Mattarella e le brutte figure dell’Europa su Kabul

martedì 31 agosto 2021


L’assordante silenzio dell’Unione europea a proposito della tragedia afghana, che tra l’altro non vede estraneo il Vecchio Continente, è stato rotto nientepopodimeno che da un capo di Stato: il nostro. E per fortuna, si vorrebbe chiosare; se non fosse che il suo monito, più che in ritardo, potrebbe sembrare scontato nel solco della ripetitività retorica degli “europeisti un tanto al chilo” che continuano ad affollare la vuotaggine dei discorsi fintamente europeistici come si addice, appunto, alla fiction.

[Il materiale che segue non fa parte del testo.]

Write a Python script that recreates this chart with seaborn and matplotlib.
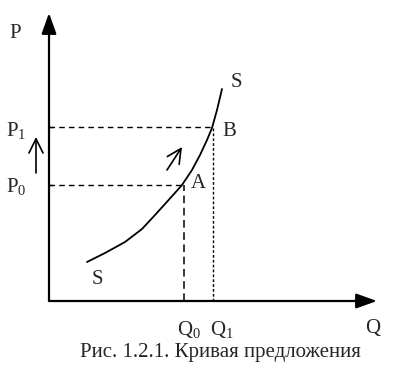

Meglio tardi che mai, dunque, questo monito di Sergio Mattarella e speriamo che abbia un seguito sia nei fatti che nel rompere altri silenzi non soltanto “sconcertanti” ma simbolo di quei “gelidi antipatizzanti” della Unione europea che, di fatto, hanno impedito un approccio serio alla questione di Kabul non soltanto voltandole le spalle, ma relegandola a un tempo e a uno snodo astratti, lontani, estranei.

La narrazione drammatica delle giornate afghane, aggravate dalla incredibile fuga di Joe Biden, sarebbe degna di un grande poeta come un redivivo Dante Alighieri – ma ben fermo nei gironi infernali – se quella realtà non imponesse una solidarietà di azioni, di scelte, di interventi che, soprattutto da parte dell’Europa, sono colpevolmente mancati. Parlando non a caso da Ventotene, così ricco di ricordi, il presidente della Repubblica ha messo con coraggio e senza fronzoli il dito nella piaga, evidenziando che l’Europa in quella tormentata terra ha fallito non perché ha fatto male, ma semplicemente perché non ha fatto. Un vuoto, un’assenza, un tradimento non di facili e scontate promesse ma di impegni etici, di garanzie concrete, di impegni fattuali in nome di una declinazione di valori e di principi basilari di cui Mattarella ha esemplificato la portata da tempo di guerra indicando in un esercito europeo una soluzione e, contestualmente, una dimensione di un presente in cui si assiste a un cambio di paradigma nelle relazioni diplomatiche in una autentica eccezionalità storica che non può essere affrontata al ritmo di una campagna elettorale permanente.

Certo, l’intervento presidenziale non poteva non richiamare responsabilità interne ed esterne sul problema dei profughi, non avvolgendolo nel felpato e sfumato idioma a lui caro ma sottolineandone la drammaticità a fronte, appunto, di comportamenti sconcertanti, aggettivo così distante dalle forme quirinalizie. Ma ciò che non può e non potrà passare in silenzio è la presa d’atto per certi aspetti nuova, se non sorprendente in un sicuro atlantista come Mattarella, a proposito della creazione di un sistema difensivo da parte di una Europa che mai avrebbe pensato di assistere alla ritirata della più grande potenza del mondo, lasciando nei guai i propri alleati. Taluni, anche da noi, teorici di un sovranismo che, leggendo attentamente questa lezione da Ventotene, non potrebbe che essere europeo.